Sell, Target Price Rs 398 Upgrades are far & thin
Concerns are top down; Driven from Macro side: Our SELL argument on HUL is largely top down from macro standpoint view. The core argument of secular income growth is challenged; (1) urban India facing lower income growth, being curtailed to single-digit and (2) rural India heading for decline in farm incomes amidst depressed farm prices.
Despite that extrapolated growth momentum; Optimistic assumption in itself: Estimation for FY13E and FY14E earnings is largely driven by extrapolation of growth momentum of FY11 & FY12. Assumptions for volume growth are 10% for FY13E & FY14E (Continuation of FY12); which could spring negative surprise on cut-down of consumption expenditure.
Earnings factor best case Ebidta margins: Earnings forecasts for FY13E and FY14E are built on assumption of 15% Ebidta margins. These Ebidta margins are closest to highest Ebidta margins earned in last decade - 15.6% in CY04 i.e. after the price-war in Soaps & Detergents portfolio.
PP is modeled at 17% growth: India's propensity to consume is aptly factored in PP growth of 17% for FY13E and FY14E. This alongside Ebit margins assumption of 25%, translates into healthy contribution to HUL earnings performance. With, introduction of new brands in PP market, there is high probability for heightened competition.

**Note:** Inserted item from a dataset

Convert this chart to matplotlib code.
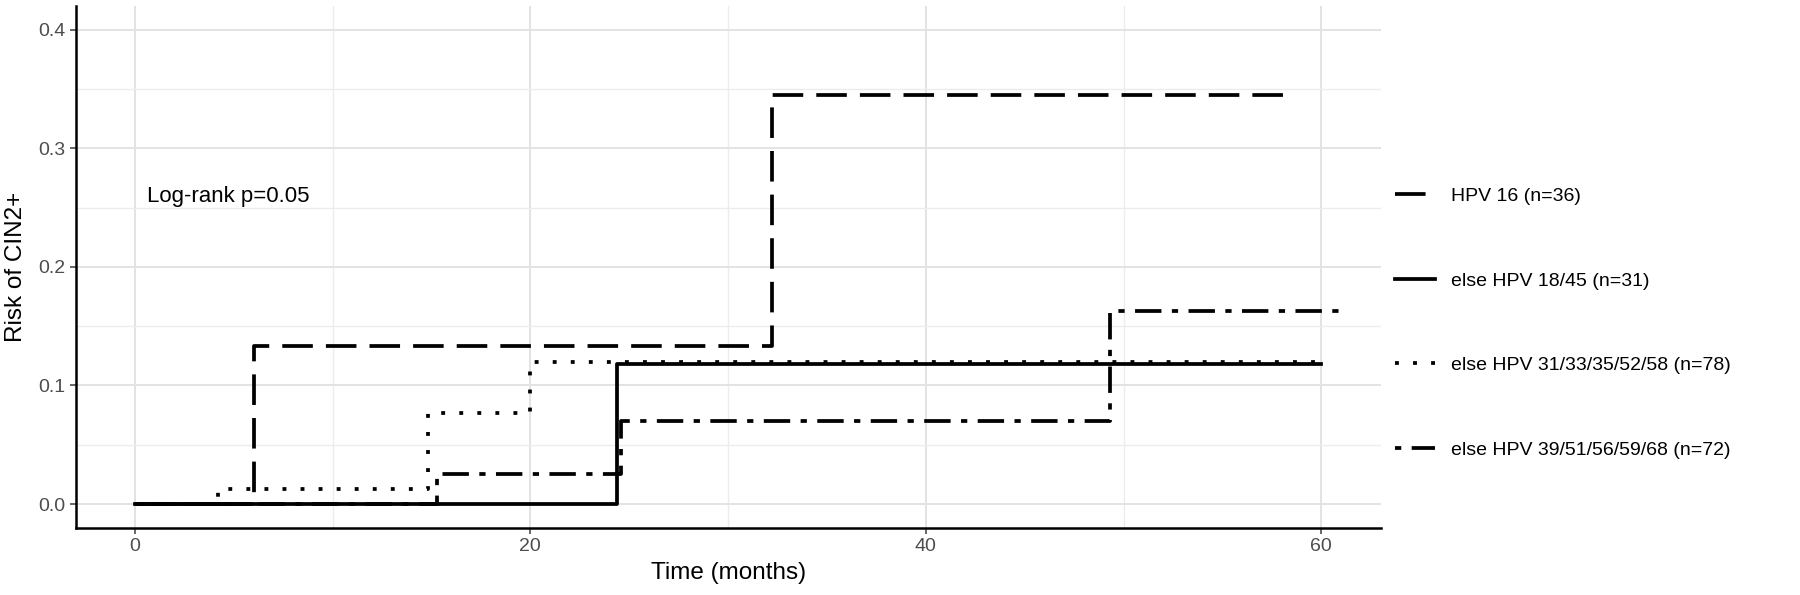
import matplotlib
matplotlib.use("Agg")
import matplotlib.pyplot as plt
from matplotlib.ticker import MultipleLocator

# step curves
hpv16_t = [0, 6.0, 32.2, 58.3]
hpv16_r = [0, 0.133, 0.345, 0.345]
hpv18_t = [0, 24.4, 60.0]
hpv18_r = [0, 0.118, 0.118]
hpv31_t = [0, 4.2, 14.8, 20.0, 59.9]
hpv31_r = [0, 0.013, 0.077, 0.120, 0.120]
hpv39_t = [0, 15.3, 24.6, 49.3, 60.9]
hpv39_r = [0, 0.025, 0.070, 0.163, 0.163]

labels = ["HPV 16 (n=36)", "else HPV 18/45 (n=31)",
          "else HPV 31/33/35/52/58 (n=78)", "else HPV 39/51/56/59/68 (n=72)"]
xticks = [0, 20, 40, 60]
yticks = [0.0, 0.1, 0.2, 0.3, 0.4]

plt.rcParams["font.family"] = ["Liberation Sans", "DejaVu Sans"]
plt.rcParams["lines.scale_dashes"] = False

fig = plt.figure(figsize=(18, 5.95), dpi=100)
ax = fig.add_subplot(1, 1, 1)
fig.subplots_adjust(left=0.042, right=0.767, bottom=0.113, top=0.99)

lw = 2.7
ax.step(hpv16_t, hpv16_r, where="post", color="black", lw=lw,
        linestyle=(0, (22, 9.4)), dash_capstyle="butt", label=labels[0])
ax.step(hpv18_t, hpv18_r, where="post", color="black", lw=lw,
        linestyle="-", label=labels[1])
ax.step(hpv31_t, hpv31_r, where="post", color="black", lw=lw,
        linestyle=(0, (2.8, 10.2)), dash_capstyle="butt", label=labels[2])
ax.step(hpv39_t, hpv39_r, where="post", color="black", lw=lw,
        linestyle=(0, (4.5, 7.5, 19, 7.5)), dash_capstyle="butt", label=labels[3])

ax.text(0.6, 0.259, "Log-rank p=0.05", fontsize=16, ha="left", va="center")

ax.set_xlim(-3, 63)
ax.set_ylim(-0.02, 0.42)
ax.set_xticks(xticks)
ax.set_yticks(yticks)
ax.set_yticklabels([f"{v:.1f}" for v in yticks])
ax.xaxis.set_minor_locator(MultipleLocator(10))
ax.yaxis.set_minor_locator(MultipleLocator(0.05))
ax.grid(which="major", color="#E3E3E3", lw=1.4)
ax.grid(which="minor", color="#ECECEC", lw=1.0)
ax.set_axisbelow(True)
ax.tick_params(which="minor", length=0)
ax.tick_params(which="major", colors="#4D4D4D", labelsize=14, length=4, width=1.2)

for s in ["top", "right"]:
    ax.spines[s].set_visible(False)
for s in ["left", "bottom"]:
    ax.spines[s].set_linewidth(1.8)
    ax.spines[s].set_color("black")

ax.set_xlabel("Time (months)", fontsize=17.5, labelpad=5)
ax.set_ylabel("Risk of CIN2+", fontsize=17.5, labelpad=8)

ax.legend(loc="center left", bbox_to_anchor=(0.765, 0.457), bbox_transform=fig.transFigure,
          frameon=False, fontsize=14, handlelength=2.1, handletextpad=0.8,
          labelspacing=3.45)

plt.savefig("out.png", dpi=100)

Near term catalysts and earnings performance: Believe that, all positives are fully factored in earnings (factors best case volume growth and Ebidta margins) and valuations (trading @ premium to average valuations). We completely rule-out any room for earnings upgrades. HUL does not offer any comfort in event of negative surprise; it trades at 27.8X FY14E earnings.